## DATA SHOWN
begin

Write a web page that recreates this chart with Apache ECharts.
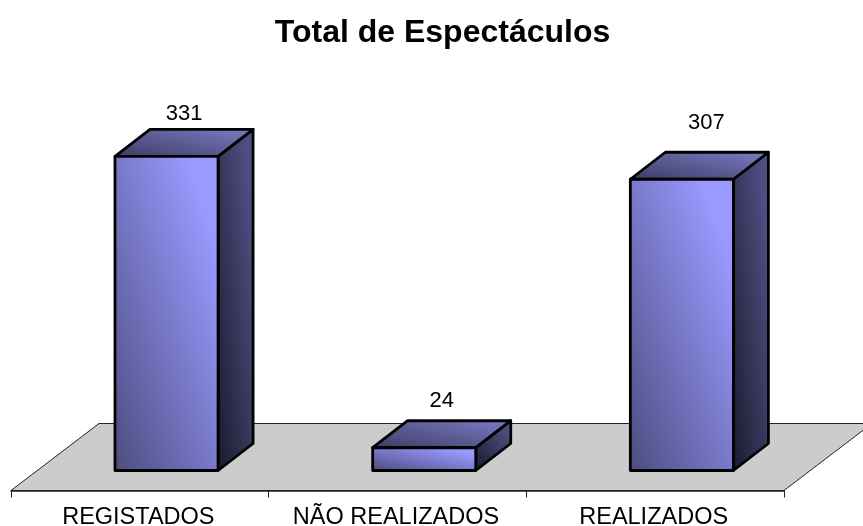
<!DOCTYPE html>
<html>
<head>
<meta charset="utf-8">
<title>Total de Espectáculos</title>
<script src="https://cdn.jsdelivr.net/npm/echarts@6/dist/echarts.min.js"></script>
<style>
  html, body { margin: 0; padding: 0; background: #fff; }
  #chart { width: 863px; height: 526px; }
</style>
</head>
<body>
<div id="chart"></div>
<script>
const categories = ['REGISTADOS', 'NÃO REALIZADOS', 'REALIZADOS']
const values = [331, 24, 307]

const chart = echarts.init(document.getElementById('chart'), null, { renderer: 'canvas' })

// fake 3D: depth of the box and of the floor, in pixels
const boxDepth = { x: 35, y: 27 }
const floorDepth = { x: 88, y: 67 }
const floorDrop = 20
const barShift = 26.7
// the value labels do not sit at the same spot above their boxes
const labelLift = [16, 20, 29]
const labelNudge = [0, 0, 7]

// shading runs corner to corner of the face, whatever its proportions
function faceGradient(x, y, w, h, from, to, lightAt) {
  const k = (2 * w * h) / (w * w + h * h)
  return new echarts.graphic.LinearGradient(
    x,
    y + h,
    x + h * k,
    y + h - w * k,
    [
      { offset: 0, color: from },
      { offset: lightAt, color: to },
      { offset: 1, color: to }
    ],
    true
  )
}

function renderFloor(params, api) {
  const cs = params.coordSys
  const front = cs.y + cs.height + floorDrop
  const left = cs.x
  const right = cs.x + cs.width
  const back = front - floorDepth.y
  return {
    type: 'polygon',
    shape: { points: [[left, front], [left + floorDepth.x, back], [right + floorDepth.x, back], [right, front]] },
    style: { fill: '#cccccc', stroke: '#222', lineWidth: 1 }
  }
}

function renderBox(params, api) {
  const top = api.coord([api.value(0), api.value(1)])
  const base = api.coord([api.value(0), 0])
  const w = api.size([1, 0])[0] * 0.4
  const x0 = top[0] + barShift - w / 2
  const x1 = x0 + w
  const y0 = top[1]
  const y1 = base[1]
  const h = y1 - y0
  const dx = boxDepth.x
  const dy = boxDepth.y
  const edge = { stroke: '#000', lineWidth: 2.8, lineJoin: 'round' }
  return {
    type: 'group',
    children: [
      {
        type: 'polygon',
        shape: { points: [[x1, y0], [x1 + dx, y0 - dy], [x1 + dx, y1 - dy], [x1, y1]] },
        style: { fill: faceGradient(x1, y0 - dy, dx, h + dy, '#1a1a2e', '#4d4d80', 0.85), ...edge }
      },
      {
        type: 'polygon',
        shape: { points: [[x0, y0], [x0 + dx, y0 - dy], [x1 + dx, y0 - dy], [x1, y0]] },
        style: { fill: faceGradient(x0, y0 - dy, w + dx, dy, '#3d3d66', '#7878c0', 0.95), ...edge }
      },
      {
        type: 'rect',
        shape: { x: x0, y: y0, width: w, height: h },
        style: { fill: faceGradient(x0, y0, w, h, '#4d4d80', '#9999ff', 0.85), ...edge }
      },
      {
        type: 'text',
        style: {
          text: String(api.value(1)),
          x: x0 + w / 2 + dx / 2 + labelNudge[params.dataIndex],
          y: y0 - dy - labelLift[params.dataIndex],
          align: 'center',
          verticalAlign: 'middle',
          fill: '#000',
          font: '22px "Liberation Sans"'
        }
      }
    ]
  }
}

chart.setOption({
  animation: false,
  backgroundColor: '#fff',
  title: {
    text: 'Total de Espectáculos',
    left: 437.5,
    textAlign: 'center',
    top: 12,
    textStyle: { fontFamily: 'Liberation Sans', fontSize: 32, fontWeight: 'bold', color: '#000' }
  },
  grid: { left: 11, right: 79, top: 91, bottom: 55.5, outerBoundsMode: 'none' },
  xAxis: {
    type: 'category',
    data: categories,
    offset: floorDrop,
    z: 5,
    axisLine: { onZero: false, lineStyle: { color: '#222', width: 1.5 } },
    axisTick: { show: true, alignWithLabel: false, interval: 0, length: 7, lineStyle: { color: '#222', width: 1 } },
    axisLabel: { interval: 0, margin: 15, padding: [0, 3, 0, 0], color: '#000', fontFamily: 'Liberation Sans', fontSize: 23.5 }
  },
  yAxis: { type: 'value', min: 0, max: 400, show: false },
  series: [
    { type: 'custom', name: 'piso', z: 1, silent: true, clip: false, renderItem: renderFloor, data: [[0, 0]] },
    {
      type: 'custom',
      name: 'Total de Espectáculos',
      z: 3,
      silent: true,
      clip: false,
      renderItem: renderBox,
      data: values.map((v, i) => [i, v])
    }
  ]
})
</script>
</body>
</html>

end

## WHAT TO PRODUCE
Transcribe each line above verbatim, with the pictures left out.

## TASK RESULT
Write a web page that recreates this chart with Apache ECharts.
<!DOCTYPE html>
<html>
<head>
<meta charset="utf-8">
<title>Total de Espectáculos</title>
<script src="https://cdn.jsdelivr.net/npm/echarts@6/dist/echarts.min.js"></script>
<style>
  html, body { margin: 0; padding: 0; background: #fff; }
  #chart { width: 863px; height: 526px; }
</style>
</head>
<body>
<div id="chart"></div>
<script>
const categories = ['REGISTADOS', 'NÃO REALIZADOS', 'REALIZADOS']
const values = [331, 24, 307]

const chart = echarts.init(document.getElementById('chart'), null, { renderer: 'canvas' })

// fake 3D: depth of the box and of the floor, in pixels
const boxDepth = { x: 35, y: 27 }
const floorDepth = { x: 88, y: 67 }
const floorDrop = 20
const barShift = 26.7
// the value labels do not sit at the same spot above their boxes
const labelLift = [16, 20, 29]
const labelNudge = [0, 0, 7]

// shading runs corner to corner of the face, whatever its proportions
function faceGradient(x, y, w, h, from, to, lightAt) {
  const k = (2 * w * h) / (w * w + h * h)
  return new echarts.graphic.LinearGradient(
    x,
    y + h,
    x + h * k,
    y + h - w * k,
    [
      { offset: 0, color: from },
      { offset: lightAt, color: to },
      { offset: 1, color: to }
    ],
    true
  )
}

function renderFloor(params, api) {
  const cs = params.coordSys
  const front = cs.y + cs.height + floorDrop
  const left = cs.x
  const right = cs.x + cs.width
  const back = front - floorDepth.y
  return {
    type: 'polygon',
    shape: { points: [[left, front], [left + floorDepth.x, back], [right + floorDepth.x, back], [right, front]] },
    style: { fill: '#cccccc', stroke: '#222', lineWidth: 1 }
  }
}

function renderBox(params, api) {
  const top = api.coord([api.value(0), api.value(1)])
  const base = api.coord([api.value(0), 0])
  const w = api.size([1, 0])[0] * 0.4
  const x0 = top[0] + barShift - w / 2
  const x1 = x0 + w
  const y0 = top[1]
  const y1 = base[1]
  const h = y1 - y0
  const dx = boxDepth.x
  const dy = boxDepth.y
  const edge = { stroke: '#000', lineWidth: 2.8, lineJoin: 'round' }
  return {
    type: 'group',
    children: [
      {
        type: 'polygon',
        shape: { points: [[x1, y0], [x1 + dx, y0 - dy], [x1 + dx, y1 - dy], [x1, y1]] },
        style: { fill: faceGradient(x1, y0 - dy, dx, h + dy, '#1a1a2e', '#4d4d80', 0.85), ...edge }
      },
      {
        type: 'polygon',
        shape: { points: [[x0, y0], [x0 + dx, y0 - dy], [x1 + dx, y0 - dy], [x1, y0]] },
        style: { fill: faceGradient(x0, y0 - dy, w + dx, dy, '#3d3d66', '#7878c0', 0.95), ...edge }
      },
      {
        type: 'rect',
        shape: { x: x0, y: y0, width: w, height: h },
        style: { fill: faceGradient(x0, y0, w, h, '#4d4d80', '#9999ff', 0.85), ...edge }
      },
      {
        type: 'text',
        style: {
          text: String(api.value(1)),
          x: x0 + w / 2 + dx / 2 + labelNudge[params.dataIndex],
          y: y0 - dy - labelLift[params.dataIndex],
          align: 'center',
          verticalAlign: 'middle',
          fill: '#000',
          font: '22px "Liberation Sans"'
        }
      }
    ]
  }
}

chart.setOption({
  animation: false,
  backgroundColor: '#fff',
  title: {
    text: 'Total de Espectáculos',
    left: 437.5,
    textAlign: 'center',
    top: 12,
    textStyle: { fontFamily: 'Liberation Sans', fontSize: 32, fontWeight: 'bold', color: '#000' }
  },
  grid: { left: 11, right: 79, top: 91, bottom: 55.5, outerBoundsMode: 'none' },
  xAxis: {
    type: 'category',
    data: categories,
    offset: floorDrop,
    z: 5,
    axisLine: { onZero: false, lineStyle: { color: '#222', width: 1.5 } },
    axisTick: { show: true, alignWithLabel: false, interval: 0, length: 7, lineStyle: { color: '#222', width: 1 } },
    axisLabel: { interval: 0, margin: 15, padding: [0, 3, 0, 0], color: '#000', fontFamily: 'Liberation Sans', fontSize: 23.5 }
  },
  yAxis: { type: 'value', min: 0, max: 400, show: false },
  series: [
    { type: 'custom', name: 'piso', z: 1, silent: true, clip: false, renderItem: renderFloor, data: [[0, 0]] },
    {
      type: 'custom',
      name: 'Total de Espectáculos',
      z: 3,
      silent: true,
      clip: false,
      renderItem: renderBox,
      data: values.map((v, i) => [i, v])
    }
  ]
})
</script>
</body>
</html>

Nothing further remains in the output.